The marketing campaign leaned into nostalgia for the original Oz lore, while borrowing from Broadway discipleship and modern pop culture.
It rode on built-in anticipation from fans who have waited for the story to continue, and who have invested emotionally in the mythos of the witches of Oz.
That emotional investment translates into pre-sales and buzzing social traction, making the $30.8 million preview figure seem less accidental and more the result of orchestrated expectation.
Yet the Risks Are Real
No matter how strong the start, the sequel faces critical pitfalls. There is genre fatigue, as musicals don’t dominate box offices in the same way superhero franchises do, and sustaining momentum beyond the core fan base is harder.
Then, there’s sequel syndrome, as the film must expand its universe without alienating viewers who loved the first for its freshness. And finally, global markets may respond differently, as what plays in North America may not echo in Latin America, Asia, or Europe at the same scale, especially with musicals carrying cultural specificity.
There’s also the question of competition and cost, big budgets demand big returns, and if the narrative or execution falls short of hype, the consequences will be perceived in profitability rather than just gross totals.
What This Means For the Industry
Wicked: For Good’s early success primes a broader conversation, since studios will view its performance as proof, and as caution, of how strategic franchise building can move musicals back into the blockbuster conversation.
Producers know at this moment that with the right IP, the right stars, and the right timing, musicals might again become mainstream mass-market events.
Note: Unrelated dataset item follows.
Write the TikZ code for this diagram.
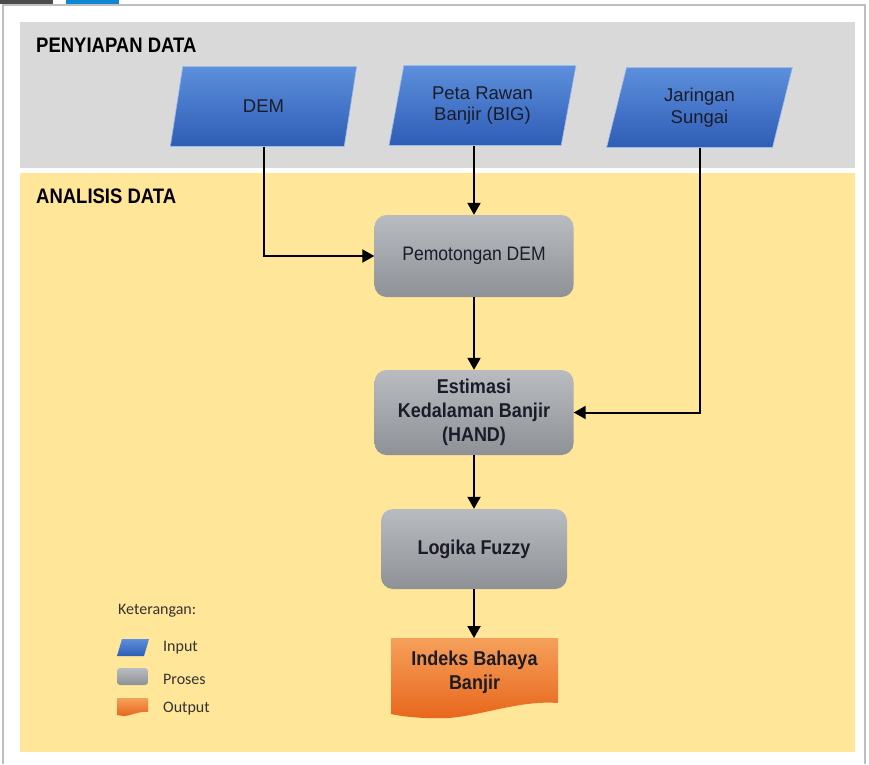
\documentclass[tikz,border=0pt]{standalone}
\usepackage{fontspec}
\setmainfont{Liberation Sans}
\newfontfamily\boxfont{Liberation Sans}[FakeStretch=0.9]
\newfontfamily\headfont{Liberation Sans}[FakeStretch=0.88]
\newfontfamily\legendfont{Carlito}
\usetikzlibrary{shapes.geometric,arrows.meta}

\definecolor{bandgrey}{HTML}{D9D9D9}
\definecolor{bandyellow}{HTML}{FFE699}
\definecolor{inTop}{HTML}{5C8FDC}
\definecolor{inBot}{HTML}{2F5DB6}
\definecolor{prTop}{HTML}{B8BBC0}
\definecolor{prBot}{HTML}{8E9196}
\definecolor{outTop}{HTML}{F5A05A}
\definecolor{outBot}{HTML}{E8661C}
\definecolor{ink}{HTML}{1C1C28}
\definecolor{legendink}{HTML}{333333}
\definecolor{framegrey}{HTML}{BFBFBF}

\tikzset{
  inputbox/.style={trapezium, trapezium left angle=76, trapezium right angle=104,
    trapezium stretches=true, minimum width=187pt, minimum height=80pt,
    top color=inTop, bottom color=inBot, draw=inTop!60!white, line width=0.6pt,
    align=center, text=ink, font=\fontsize{18.5}{21.5}\selectfont, inner sep=0pt},
  procbox/.style={rectangle, rounded corners=12pt, top color=prTop, bottom color=prBot,
    draw=none, align=center, text=ink, inner sep=0pt},
  flow/.style={line width=2pt, draw=black,
    -{Triangle[length=12pt,width=13pt]}},
  heading/.style={anchor=base west, inner sep=0pt,
    font=\headfont\bfseries\fontsize{21}{24}\selectfont, text=black},
  legendtext/.style={anchor=west, inner sep=0pt,
    font=\legendfont\fontsize{16}{18}\selectfont, text=legendink},
  legendkey/.style={minimum width=31pt, minimum height=17pt, inner sep=0pt}
}

\begin{document}
\begin{tikzpicture}[x=1pt,y=-1pt]
  \useasboundingbox (0,0) rectangle (869,764);
  \fill[white] (0,0) rectangle (869,764);

  % window frame
  \draw[framegrey, line width=1.5pt] (3,764) -- (3,5) -- (865,5) -- (865,764);
  \fill[black!70] (0,0) rectangle (53,4);
  \fill[cyan!70!blue] (66,0) rectangle (119,4);

  % bands
  \fill[bandgrey] (20,22) rectangle (855,168);
  \fill[bandyellow] (20,173) rectangle (855,752);
  \node[heading] (hprep) at (36,52) {PENYIAPAN DATA};
  \node[heading] (hanal) at (36,203) {ANALISIS DATA};

  % inputs
  \node[inputbox] (dem) at (263.5,106.5) {DEM};
  \node[inputbox] (peta) at (482.5,105.5) {Peta Rawan\\Banjir (BIG)};
  \node[inputbox] (sungai) at (699.5,107.5) {Jaringan\\Sungai};

  % processes
  \node[procbox, minimum width=199pt, minimum height=82pt,
        font=\boxfont\fontsize{19.5}{22}\selectfont] (cut) at (474,256) {Pemotongan DEM};
  \node[procbox, minimum width=199pt, minimum height=85pt,
        font=\boxfont\bfseries\fontsize{20}{24}\selectfont] (hand) at (474,412.5)
        {Estimasi\\Kedalaman Banjir\\(HAND)};
  \node[procbox, minimum width=186pt, minimum height=80pt,
        font=\boxfont\bfseries\fontsize{20}{24}\selectfont] (fuzzy) at (474,549) {Logika Fuzzy};

  % output (document shape with wavy bottom)
  \shade[top color=outTop, bottom color=outBot]
    (391,638) -- (558,638) -- (558,703)
    .. controls (520,700) and (480,716) .. (448,718)
    .. controls (420,719) and (400,716) .. (391,714) -- cycle;
  \node[align=center, text=ink, font=\boxfont\bfseries\fontsize{20}{24}\selectfont,
        minimum width=167pt, minimum height=70pt, inner sep=0pt] (out) at (474.5,672)
        {Indeks Bahaya\\Banjir};

  % connectors
  \coordinate (outtop) at (474,638);
  \draw[flow] (dem.south) |- (cut.west);
  \draw[flow] (cut.north |- peta.south) -- (cut.north);
  \draw[flow] (sungai.south) |- (hand.east);
  \draw[flow] (cut.south) -- (hand.north);
  \draw[flow] (hand.south) -- (fuzzy.north);
  \draw[flow] (fuzzy.south) -- (outtop);

  % legend
  \node[legendtext] (lgtitle) at (118,611) {Keterangan:};
  \shade[top color=inTop, bottom color=inBot]
    (122,639) -- (149,639) -- (144,656) -- (117,656) -- cycle;
  \node[legendkey] (lgin) at (133,647.5) {};
  \node[legendtext] (lgintext) at (163,648) {Input};
  \shade[top color=prTop, bottom color=prBot, rounded corners=3pt]
    (117,668) rectangle (148,685);
  \node[legendkey] (lgpr) at (132.5,676.5) {};
  \node[legendtext] (lgprtext) at (163,679) {Proses};
  \shade[top color=outTop, bottom color=outBot]
    (117,698) -- (148,698) -- (148,712)
    .. controls (138,711) and (130,716) .. (124,716)
    .. controls (121,716) and (119,715) .. (117,715) -- cycle;
  \node[legendkey] (lgout) at (132.5,707) {};
  \node[legendtext] (lgouttext) at (163,709) {Output};
\end{tikzpicture}
\end{document}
But it also cautions that the margin for error shrinks rapidly, as if this film stumbles after a strong start, future green-lighting will be far more conservative. In short, the industry is watching for what this film signals about what kinds of stories achieve scale in tomorrow’s marketplace.
Final Thought
Wicked: For Good sprinted into the preview weekend.
A $30.8 million figure is eye-opening, but the real story will unfold on opening weekend, the weeks after, and in global arenas. Will it solidify musical cinema’s return to mainstream blockbuster status, or will it fall into the familiar pattern of a strong start, but a fizzled finish?
For now the yellow brick road has lights, fans, and momentum, and the next act will determine whether the film becomes an enduring chapter or a spectacular one-time run.